Section 3. If you have the option of using a Docker image to spin up a cluster

  • Create a cluster with Docker Container Services enabled.

  • Use the relevant Docker image url on Bodo’s Docker hub. (bodo==2021.9 available at bodoaidocker/ret-dbr-poc:v2021.9).

  • Clone the DB_integration_setup repository (available here) and upload the setup_bodo_dbr_docker folder and run_bodo_workflow notebook to the relevant folder in the Databricks workspace.

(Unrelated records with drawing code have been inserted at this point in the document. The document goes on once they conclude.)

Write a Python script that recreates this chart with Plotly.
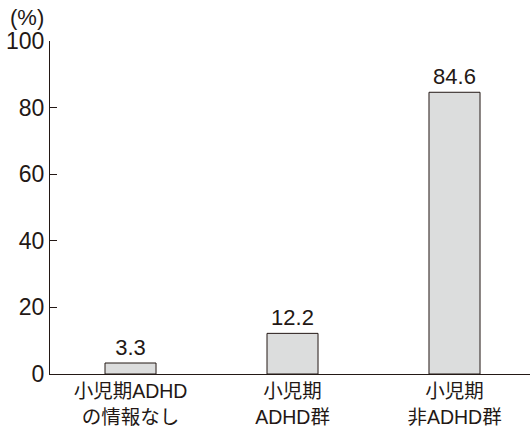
import plotly.graph_objects as go

categories = ["小児期ADHD<br>の情報なし", "小児期<br>ADHD群", "小児期<br>非ADHD群"]
values = [3.3, 12.2, 84.6]
y_ticks = [0, 20, 40, 60, 80, 100]

FONT = "Liberation Sans, Arial, Noto Sans CJK JP, sans-serif"
DARK = "#231815"

fig = go.Figure(go.Bar(
    x=list(range(len(categories))),
    y=values,
    width=0.315,
    marker=dict(color="#dcdddd", line=dict(color=DARK, width=1)),
    text=[f"{v:.1f}" for v in values],
    textposition="outside",
    textfont=dict(family=FONT, size=22, color=DARK),
    cliponaxis=False,
))

fig.update_layout(
    width=530, height=428,
    margin=dict(l=50, r=0, t=41, b=54),
    plot_bgcolor="white", paper_bgcolor="white",
    showlegend=False,
    font=dict(family=FONT, color=DARK),
    xaxis=dict(
        range=[-0.497, 2.466], automargin=False,
        tickmode="array", tickvals=list(range(len(categories))), ticktext=categories,
        showline=True, linecolor=DARK, linewidth=1,
        ticks="", showgrid=False, zeroline=False,
        tickfont=dict(family=FONT, size=19.5, color=DARK),
    ),
    yaxis=dict(
        range=[0, 100], automargin=False,
        tickmode="array", tickvals=y_ticks,
        showline=True, linecolor=DARK, linewidth=1,
        ticks="inside", ticklen=7, tickcolor=DARK,
        showgrid=False, zeroline=False,
        tickfont=dict(family=FONT, size=23, color=DARK),
    ),
    annotations=[dict(
        text="(%)", xref="paper", yref="paper", x=-0.0875, y=1.072,
        xanchor="left", yanchor="middle", showarrow=False,
        font=dict(family=FONT, size=22, color=DARK),
    )],
)

fig.write_html("out.html")
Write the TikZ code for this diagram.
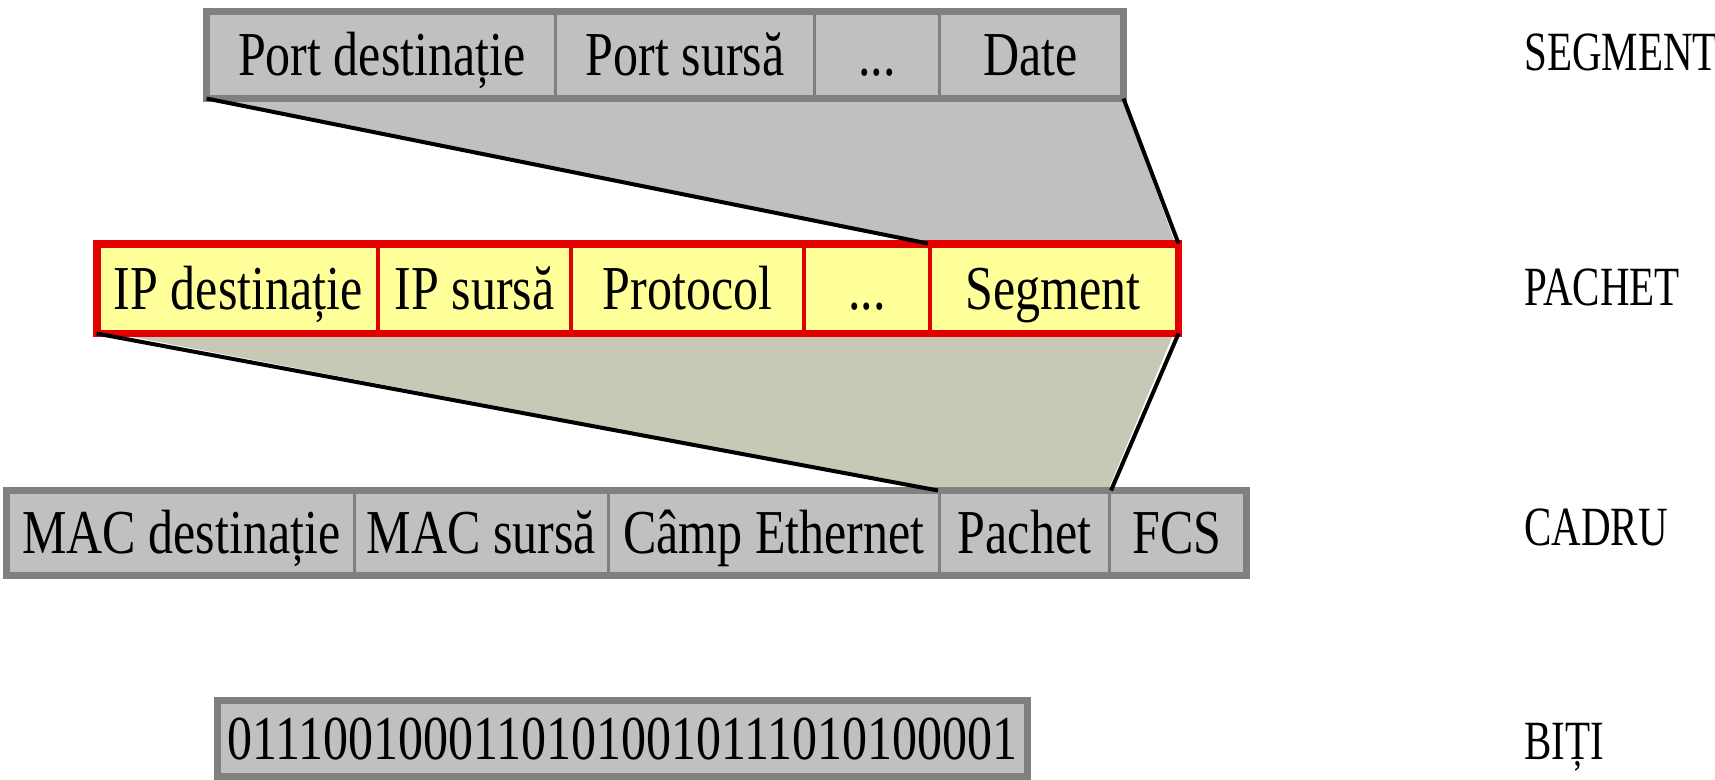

  • Enter the Bodo license in the last cell of setup_nb_px notebook (or enter the path to the Bodo license).

Bodo-License
  • Open the sample notebook run_bodo_workflow and enter the full path to setup_nb_px notebook in the %run cell.

Setup-Path
  • Enter the number of engines (physical cores) that you’d like to use in the first cell.

Core-Numbers
  • Check the output of bodo.get_size() to ensure that all the engines that you requested are running.

  • The Zeppelin notebook can now be used with %%px in the beginning of the cell to run the code on all the cores available.

Notes

  • The Databricks Bodo setup has been tested on DBR 9.0, and on DBR 8.3 ML.

  • To install a new Python library, please use the Libraries tab - Notebook scoped installation with Bodo does not currently work.

  • Please specify specific versions of libraries that are installed on the cluster (for e.g., pip install bodo==2021.10.1, and not simply pip install bodo)

  • Bodo supports reading Delta datasets directly from the data lake (with pd.read_parquet). Please use the mounted data lake path to read a dataset.

  • More details on using Databricks clusters with Docker images can be found here.

  • Please reach out to a Bodo Solutions Engineer for any further details through discourse or community Slack channel.

Potential Issues (Preemptive Troubleshooting)

The Python executable used in each of the 3 sections above is available at a different location, depending on the type of Databricks cluster you are using. The location of the executable has been hard-coded in the Standard DBR version of the script to install Bodo.